--- start ---
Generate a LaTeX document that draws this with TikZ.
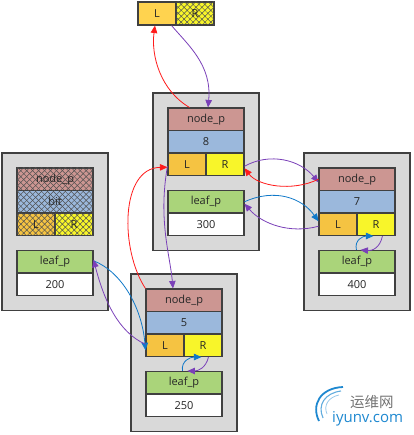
\documentclass[tikz,border=0pt]{standalone}
\usepackage{fontspec}
\setmainfont{Open Sans}
\newfontfamily\cjkfont{Noto Sans CJK SC}
\usetikzlibrary{arrows.meta,patterns.meta}
\definecolor{cnp}{HTML}{CC9692}
\definecolor{cval}{HTML}{9BB8DC}
\definecolor{cL}{HTML}{F5C342}
\definecolor{cR}{HTML}{F8F52A}
\definecolor{ctopL}{HTML}{FFD34F}
\definecolor{cleaf}{HTML}{AAD47A}
\definecolor{cgray}{HTML}{D9D9D9}
\definecolor{cborder}{HTML}{404040}
\definecolor{cred}{HTML}{FF1A1A}
\definecolor{cpur}{HTML}{7A40B8}
\definecolor{cblue}{HTML}{0F78C8}
\definecolor{chatch}{HTML}{505050}
\definecolor{cwm}{HTML}{1E88D0}
\tikzset{
  cell/.style={draw=cborder,line width=1.1pt,inner sep=0pt,minimum height=22.5pt,
    font=\fontsize{11}{13}\selectfont,text=black!85},
  outerbox/.style={draw=cborder,fill=cgray,line width=1.1pt,inner sep=0pt,
    minimum width=106pt,minimum height=157.5pt},
  hatch/.style={postaction={pattern={Lines[angle=45,distance=4.2pt,line width=0.5pt]},pattern color=chatch},
                postaction={pattern={Lines[angle=-45,distance=4.2pt,line width=0.5pt]},pattern color=chatch}},
  nohatch/.style={},
  link/.style={line width=0.8pt,-{Triangle[length=7.5pt,width=6.5pt]}},
}
\newcommand\record[5]{%
  \node[outerbox] (#1) at (#2+38,#3+63.75) {};
  \node[cell,fill=cnp,#5,minimum width=76pt] (#1-np) at (#2+38,#3+11.25) {node\_p};
  \node[cell,fill=cval,#5,minimum width=76pt] (#1-v) at (#2+38,#3+33.75) {#4};
  \node[cell,fill=cL,#5,minimum width=38pt] (#1-L) at (#2+19,#3+56.25) {L};
  \node[cell,fill=cR,#5,minimum width=38pt] (#1-R) at (#2+57,#3+56.25) {R};
}
\newcommand\leafrec[4]{%
  \node[cell,fill=cleaf,minimum width=76pt] (#1-lp) at (#2+38,#3+93.75) {leaf\_p};
  \node[cell,fill=white,minimum width=76pt] (#1-lv) at (#2+38,#3+116.25) {#4};
}
\begin{document}
\begin{tikzpicture}[x=1pt,y=-1pt]
\useasboundingbox (0,0) rectangle (413,435);
% top pair
\node[cell,fill=ctopL,minimum width=38pt,minimum height=23pt] (tL) at (157,13.5) {L};
\node[cell,fill=cR,hatch,minimum width=38pt,minimum height=23pt] (tR) at (195,13.5) {R};
% records
\record{m}{168}{108}{8}{nohatch}
\leafrec{m}{168}{108}{300}
\record{l}{17}{168}{bit}{hatch}
\leafrec{l}{17}{168}{200}
\record{r}{319}{168}{7}{nohatch}
\leafrec{r}{319}{168}{400}
\record{b}{146}{289}{5}{nohatch}
\leafrec{b}{146}{289}{250}
% connectors
\draw[link,cred] ([xshift=22pt]m-np.north west) .. controls (160,90) and (151,55) .. ([xshift=-2pt]tL.south);
\draw[link,cpur] ([xshift=-5pt]tL.south east) .. controls (188,45) and (212,65) .. ([xshift=2pt]m-np.north);
\draw[link,cred] (b-np.north west) .. controls (120,250) and (120,168) .. ([yshift=-3pt]m-L.west);
\draw[link,cpur] ([yshift=-2pt]m-L.west) .. controls (158,220) and (170,255) .. ([xshift=-11pt]b-np.north);
\draw[link,cpur] ([yshift=-2pt]m-R.east) .. controls (270,152) and (300,160) .. ([yshift=-3pt]r-np.west);
\draw[link,cred] (r-np.west) .. controls (292,192) and (258,186) .. ([yshift=-4pt]m-R.east);
\draw[link,cblue] ([yshift=0pt]m-lp.east) .. controls (275,188) and (302,198) .. ([yshift=3pt]r-L.west);
\draw[link,cpur] ([yshift=-2pt]r-L.west) .. controls (290,234) and (262,224) .. ([yshift=-2pt]m-lp.east);
\draw[link,cblue] ([xshift=38pt]r-lp.north west) .. controls (354,240) and (363,236) .. ([xshift=17pt]r-R.south west);
\draw[link,cpur] ([xshift=26pt]r-R.south west) .. controls (380,248) and (372,251) .. ([xshift=42pt]r-lp.north west);
\draw[link,cblue] ([xshift=37pt]b-lp.north west) .. controls (181,361) and (190,357) .. ([xshift=18pt]b-R.south west);
\draw[link,cpur] ([xshift=25pt]b-R.south west) .. controls (206,368) and (198,371) .. ([xshift=42pt]b-lp.north west);
\draw[link,cblue] ([yshift=1pt]l-lp.east) .. controls (122,272) and (142,308) .. ([yshift=-5pt]b-L.west);
\draw[link,cpur] ([yshift=1pt]b-L.west) .. controls (118,332) and (104,300) .. ([yshift=2pt]l-lp.east);
% watermark
\node[anchor=west,inner sep=0pt,text=black!55,font=\cjkfont\fontsize{14.5}{15}\selectfont] (wm1) at (350,402) {运维网};
\node[anchor=west,inner sep=0pt,text=cwm,font=\fontsize{15}{15}\selectfont] (wm2) at (332,419) {iyunv.com};
\draw[cwm,line width=1.8pt] (319,421) .. controls (311,405) and (320,388) .. (343,387);
\draw[cwm!70,line width=1.1pt] (323,418) .. controls (317,405) and (325,393) .. (341,391);
\draw[cwm!45,line width=0.8pt] (327,414) .. controls (323,405) and (329,397) .. (339,395);
\end{tikzpicture}
\end{document}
--- end ---
- TASK DESCRIPTION
Ignore the images and quote every line of the listing exactly.

- TASK RESPONSE
Generate a LaTeX document that draws this with TikZ.
\documentclass[tikz,border=0pt]{standalone}
\usepackage{fontspec}
\setmainfont{Open Sans}
\newfontfamily\cjkfont{Noto Sans CJK SC}
\usetikzlibrary{arrows.meta,patterns.meta}
\definecolor{cnp}{HTML}{CC9692}
\definecolor{cval}{HTML}{9BB8DC}
\definecolor{cL}{HTML}{F5C342}
\definecolor{cR}{HTML}{F8F52A}
\definecolor{ctopL}{HTML}{FFD34F}
\definecolor{cleaf}{HTML}{AAD47A}
\definecolor{cgray}{HTML}{D9D9D9}
\definecolor{cborder}{HTML}{404040}
\definecolor{cred}{HTML}{FF1A1A}
\definecolor{cpur}{HTML}{7A40B8}
\definecolor{cblue}{HTML}{0F78C8}
\definecolor{chatch}{HTML}{505050}
\definecolor{cwm}{HTML}{1E88D0}
\tikzset{
  cell/.style={draw=cborder,line width=1.1pt,inner sep=0pt,minimum height=22.5pt,
    font=\fontsize{11}{13}\selectfont,text=black!85},
  outerbox/.style={draw=cborder,fill=cgray,line width=1.1pt,inner sep=0pt,
    minimum width=106pt,minimum height=157.5pt},
  hatch/.style={postaction={pattern={Lines[angle=45,distance=4.2pt,line width=0.5pt]},pattern color=chatch},
                postaction={pattern={Lines[angle=-45,distance=4.2pt,line width=0.5pt]},pattern color=chatch}},
  nohatch/.style={},
  link/.style={line width=0.8pt,-{Triangle[length=7.5pt,width=6.5pt]}},
}
\newcommand\record[5]{%
  \node[outerbox] (#1) at (#2+38,#3+63.75) {};
  \node[cell,fill=cnp,#5,minimum width=76pt] (#1-np) at (#2+38,#3+11.25) {node\_p};
  \node[cell,fill=cval,#5,minimum width=76pt] (#1-v) at (#2+38,#3+33.75) {#4};
  \node[cell,fill=cL,#5,minimum width=38pt] (#1-L) at (#2+19,#3+56.25) {L};
  \node[cell,fill=cR,#5,minimum width=38pt] (#1-R) at (#2+57,#3+56.25) {R};
}
\newcommand\leafrec[4]{%
  \node[cell,fill=cleaf,minimum width=76pt] (#1-lp) at (#2+38,#3+93.75) {leaf\_p};
  \node[cell,fill=white,minimum width=76pt] (#1-lv) at (#2+38,#3+116.25) {#4};
}
\begin{document}
\begin{tikzpicture}[x=1pt,y=-1pt]
\useasboundingbox (0,0) rectangle (413,435);
% top pair
\node[cell,fill=ctopL,minimum width=38pt,minimum height=23pt] (tL) at (157,13.5) {L};
\node[cell,fill=cR,hatch,minimum width=38pt,minimum height=23pt] (tR) at (195,13.5) {R};
% records
\record{m}{168}{108}{8}{nohatch}
\leafrec{m}{168}{108}{300}
\record{l}{17}{168}{bit}{hatch}
\leafrec{l}{17}{168}{200}
\record{r}{319}{168}{7}{nohatch}
\leafrec{r}{319}{168}{400}
\record{b}{146}{289}{5}{nohatch}
\leafrec{b}{146}{289}{250}
% connectors
\draw[link,cred] ([xshift=22pt]m-np.north west) .. controls (160,90) and (151,55) .. ([xshift=-2pt]tL.south);
\draw[link,cpur] ([xshift=-5pt]tL.south east) .. controls (188,45) and (212,65) .. ([xshift=2pt]m-np.north);
\draw[link,cred] (b-np.north west) .. controls (120,250) and (120,168) .. ([yshift=-3pt]m-L.west);
\draw[link,cpur] ([yshift=-2pt]m-L.west) .. controls (158,220) and (170,255) .. ([xshift=-11pt]b-np.north);
\draw[link,cpur] ([yshift=-2pt]m-R.east) .. controls (270,152) and (300,160) .. ([yshift=-3pt]r-np.west);
\draw[link,cred] (r-np.west) .. controls (292,192) and (258,186) .. ([yshift=-4pt]m-R.east);
\draw[link,cblue] ([yshift=0pt]m-lp.east) .. controls (275,188) and (302,198) .. ([yshift=3pt]r-L.west);
\draw[link,cpur] ([yshift=-2pt]r-L.west) .. controls (290,234) and (262,224) .. ([yshift=-2pt]m-lp.east);
\draw[link,cblue] ([xshift=38pt]r-lp.north west) .. controls (354,240) and (363,236) .. ([xshift=17pt]r-R.south west);
\draw[link,cpur] ([xshift=26pt]r-R.south west) .. controls (380,248) and (372,251) .. ([xshift=42pt]r-lp.north west);
\draw[link,cblue] ([xshift=37pt]b-lp.north west) .. controls (181,361) and (190,357) .. ([xshift=18pt]b-R.south west);
\draw[link,cpur] ([xshift=25pt]b-R.south west) .. controls (206,368) and (198,371) .. ([xshift=42pt]b-lp.north west);
\draw[link,cblue] ([yshift=1pt]l-lp.east) .. controls (122,272) and (142,308) .. ([yshift=-5pt]b-L.west);
\draw[link,cpur] ([yshift=1pt]b-L.west) .. controls (118,332) and (104,300) .. ([yshift=2pt]l-lp.east);
% watermark
\node[anchor=west,inner sep=0pt,text=black!55,font=\cjkfont\fontsize{14.5}{15}\selectfont] (wm1) at (350,402) {运维网};
\node[anchor=west,inner sep=0pt,text=cwm,font=\fontsize{15}{15}\selectfont] (wm2) at (332,419) {iyunv.com};
\draw[cwm,line width=1.8pt] (319,421) .. controls (311,405) and (320,388) .. (343,387);
\draw[cwm!70,line width=1.1pt] (323,418) .. controls (317,405) and (325,393) .. (341,391);
\draw[cwm!45,line width=0.8pt] (327,414) .. controls (323,405) and (329,397) .. (339,395);
\end{tikzpicture}
\end{document}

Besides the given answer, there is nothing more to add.